GENDER ROLES
Until the mid-1960s, most Palestinians lived as part of an agricultural collection of fellaheen (farmers). People lived off the land’s blessings as a way to supplement what little income they could earn in the professional market. Most Palestinians needed to grow what they ate. Eighty-eight-year-old Um Omar says, “Lentils for breakfast, lentils for lunch, and lentils for dinner. That’s all we had to eat.”
Seventy-one-year-old Um Basil remembers her mother working the fields, but she adds:
The farmer life started phasing out for us. However, I used to walk to the village well to collect water, and that was water for the whole family. We would bathe, drink, wash, and cook with this water every day. We used to put it on our heads and walk back to the house. It wasn’t until later in life that we had running water in the house. When I was young, we didn’t have electricity—we had to use candles. Only cities had electricity.
“Do you think we could eat cucumbers in the winter?” says Um Hasan, an eighty-five-year-old from a nearby village. “No. And whatever we harvested had to last us until the following harvest. And we were lucky to eat meat during Eid.”[1]
Um Omar affirms, “Since men worked all day outside the home, we spent all day in the field doing it all. We planted, tilled, harvested, and cooked. Do you think there was a mechanical press back then? No, we had to do it by hand.”
SELF & SOCIETAL PERCEPTIONS: half of society?

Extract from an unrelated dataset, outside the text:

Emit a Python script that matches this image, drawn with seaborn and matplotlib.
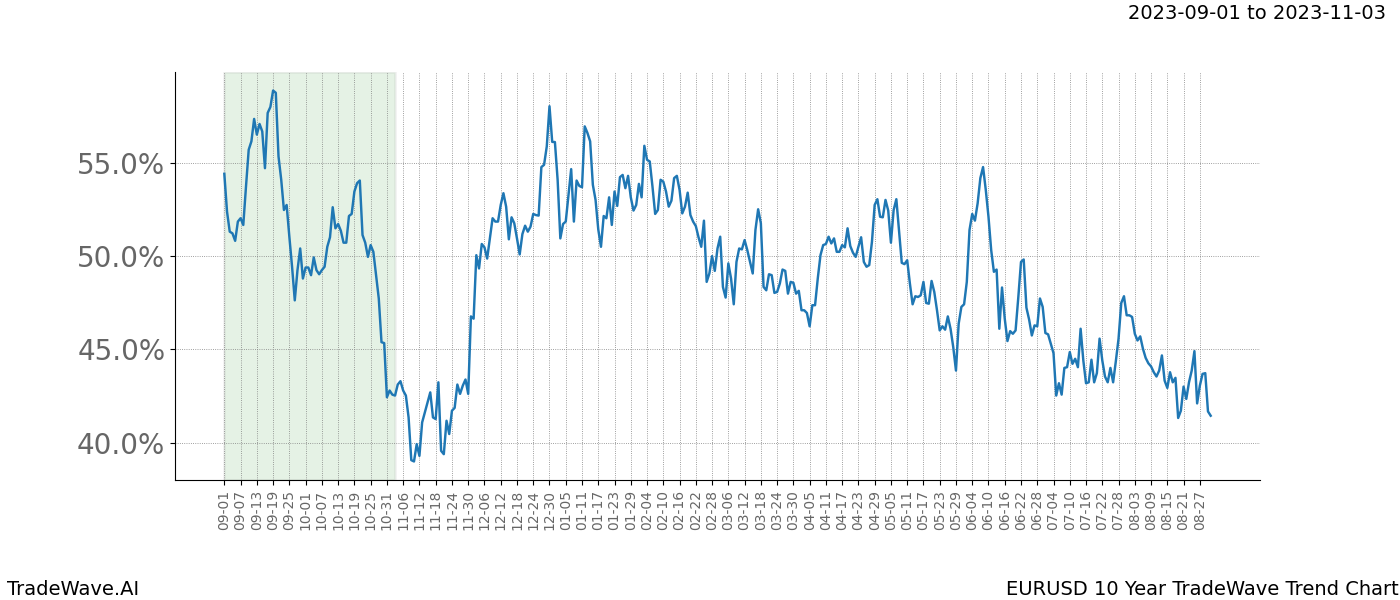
import matplotlib
matplotlib.use('Agg')
import matplotlib.pyplot as plt
import numpy as np
import pandas as pd
import seaborn as sns
from matplotlib.ticker import StrMethodFormatter


# Trend values (%) read day by day, 09-01 .. 08-30
values = [
    54.41, 52.38, 51.31, 51.22, 50.82, 51.85, 52.03, 51.67, 53.73, 55.70,
    56.15, 57.35, 56.51, 57.08, 56.68, 54.71, 57.67, 57.99, 58.87, 58.75,
    55.34, 54.09, 52.47, 52.74, 51.04, 49.43, 47.63, 49.25, 50.41, 48.80,
    49.39, 49.39, 48.98, 49.93, 49.25, 49.03, 49.25, 49.43, 50.50, 51.01,
    52.62, 51.49, 51.72, 51.36, 50.72, 50.72, 52.15, 52.26, 53.46, 53.91,
    54.05, 51.13, 50.72, 49.96, 50.59, 50.23, 48.98, 47.73, 45.39, 45.34,
    42.44,
    42.80, 42.58, 42.53, 43.12, 43.30, 42.80, 42.53, 41.36, 39.07, 39.00,
    39.93, 39.30, 41.09, 41.63, 42.17, 42.70, 41.36, 41.27, 43.24, 39.57,
    39.39, 41.18, 40.47, 41.72, 41.87, 43.12, 42.62, 43.06, 43.39, 42.62,
    46.77, 46.65, 50.05, 49.34, 50.65, 50.47, 49.87, 50.95, 52.03, 51.85,
    51.85, 52.74, 53.37, 52.65, 50.90, 52.08, 51.76, 50.95, 50.09, 51.18,
    51.63, 51.31, 51.58, 52.26, 52.20, 52.17, 54.77, 54.89, 55.88, 58.03,
    56.12,
    56.11, 54.09, 50.95, 51.72, 51.85, 53.28, 54.66, 51.85, 54.05, 53.76,
    53.69, 56.95, 56.60, 56.15, 53.82, 53.01, 51.43, 50.50, 52.15, 52.03,
    53.15, 51.67, 53.46, 52.69, 54.23, 54.35, 53.64, 54.30, 53.15, 52.44,
    52.74, 53.87, 53.15, 55.91, 55.16, 55.07, 53.73, 52.26, 52.47, 54.09,
    53.99, 53.46, 52.65, 52.97, 54.18, 54.30, 53.55, 52.29, 52.65, 53.40,
    52.20, 51.85, 51.61, 51.01, 50.50, 51.90, 48.62, 49.07, 50.00, 49.21,
    50.41,
    51.04, 48.35, 47.78, 49.61, 48.80, 47.42, 49.69, 50.41, 50.36, 50.86,
    50.32, 49.69, 49.07, 51.40, 52.51, 51.76, 48.35, 48.17, 49.03, 48.98,
    48.03, 48.08, 48.53, 49.28, 49.21, 47.99, 48.62, 48.57, 47.99, 48.14,
    47.10, 47.10, 46.95, 46.24, 47.37, 47.37, 48.80, 50.05, 50.59, 50.65,
    51.04, 50.68, 50.95, 50.23, 50.23, 50.59, 50.47, 51.49, 50.54, 50.18,
    49.96, 50.50, 51.01, 49.69, 49.43, 49.52, 50.77, 52.74, 53.05, 52.11,
    52.08,
    53.01, 52.44, 50.72, 52.47, 53.05, 51.31, 49.64, 49.57, 49.78, 48.53,
    47.42, 47.85, 47.81, 47.90, 48.62, 47.49, 47.45, 48.67, 48.08, 47.10,
    46.02, 46.24, 46.06, 46.77, 46.11, 45.12, 43.87, 46.38, 47.28, 47.42,
    48.62, 51.40, 52.26, 51.90, 52.83, 54.18, 54.77, 53.55, 52.11, 50.32,
    49.16, 49.28, 46.11, 48.32, 46.65, 45.45, 45.98, 45.84, 46.02, 47.78,
    49.69, 49.82, 47.24, 46.60, 45.75, 46.29, 46.24, 47.73, 47.28, 45.88,
    45.81,
    45.31, 44.80, 42.53, 43.19, 42.58, 44.01, 44.05, 44.86, 44.23, 44.50,
    44.05, 46.11, 44.41, 43.19, 43.24, 44.45, 43.24, 43.73, 45.58, 44.41,
    43.55, 43.24, 44.01, 43.24, 44.37, 45.58, 47.49, 47.85, 46.83, 46.83,
    46.74, 45.84, 45.48, 45.70, 45.04, 44.55, 44.26, 44.09, 43.78, 43.55,
    43.87, 44.68, 43.33, 42.94, 43.78, 43.24, 43.48, 41.33, 41.72, 43.01,
    42.35, 43.24, 43.87, 44.91, 42.11, 43.06, 43.69, 43.73, 41.68, 41.45,
]

tick_labels = [
    "09-01", "09-07", "09-13", "09-19", "09-25", "10-01", "10-07", "10-13",
    "10-19", "10-25", "10-31", "11-06", "11-12", "11-18", "11-24", "11-30",
    "12-06", "12-12", "12-18", "12-24", "12-30", "01-05", "01-11", "01-17",
    "01-23", "01-29", "02-04", "02-10", "02-16", "02-22", "02-28", "03-06",
    "03-12", "03-18", "03-24", "03-30", "04-05", "04-11", "04-17", "04-23",
    "04-29", "05-05", "05-11", "05-17", "05-23", "05-29", "06-04", "06-10",
    "06-16", "06-22", "06-28", "07-04", "07-10", "07-16", "07-22", "07-28",
    "08-03", "08-09", "08-15", "08-21", "08-27",
]

# highlighted window (days from 09-01): 2023-09-01 .. 2023-11-03
window = (0, 63)
window_text = "2023-09-01 to 2023-11-03"

df = pd.DataFrame({"day": np.arange(len(values)), "value": values})

fig, ax = plt.subplots(figsize=(14, 6), dpi=100)

ax.axvspan(window[0], window[1], facecolor='green', edgecolor='gray',
           linewidth=2, alpha=0.1)
sns.lineplot(data=df, x="day", y="value", ax=ax, color='#1f77b4', linewidth=1.75)

ax.set_xticks(np.arange(0, len(tick_labels) * 6, 6))
ax.set_xticklabels(tick_labels, rotation=90, fontsize=10, color='#666666')
ax.set_yticks([40, 45, 50, 55])
ax.yaxis.set_major_formatter(StrMethodFormatter('{x:.1f}%'))
ax.tick_params(axis='y', labelsize=20, labelcolor='#666666')
ax.set_xlabel('')
ax.set_ylabel('')
ax.grid(True, color='gray', linestyle=':', linewidth=0.6)
sns.despine(ax=ax)

fig.subplots_adjust(left=0.125, right=0.9, top=0.88, bottom=0.2)

fig.text(0.99, 0.993, window_text, ha='right', va='top', fontsize=14)
fig.text(0.005, 0.002, 'TradeWave.AI', ha='left', va='bottom', fontsize=14)
fig.text(0.999, 0.002, 'EURUSD 10 Year TradeWave Trend Chart', ha='right', va='bottom', fontsize=14)

plt.savefig('out.png')
plt.close()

Over time, a Palestinian woman’s role expanded within the marriage and outside the home. Women such as Rania, an urban twenty-seven year old mother of two earned her Master’s Degree before getting married. She works at a media company and is straightforward in saying:
The roles aren’t different for a Palestinian man or woman. In life and life’s demands, we find that a woman can live with or without a man. She can do all the things that a man does and more—working and taking care of her household. Today’s woman has two roles; she brings in money like a man and makes decisions like a man. The “soldier” way of life is no longer inside the house—there are only soldiers outside.
[1] Meat was usually available during the two annual holidays,Eid al-Fitr and Eid al-Adha.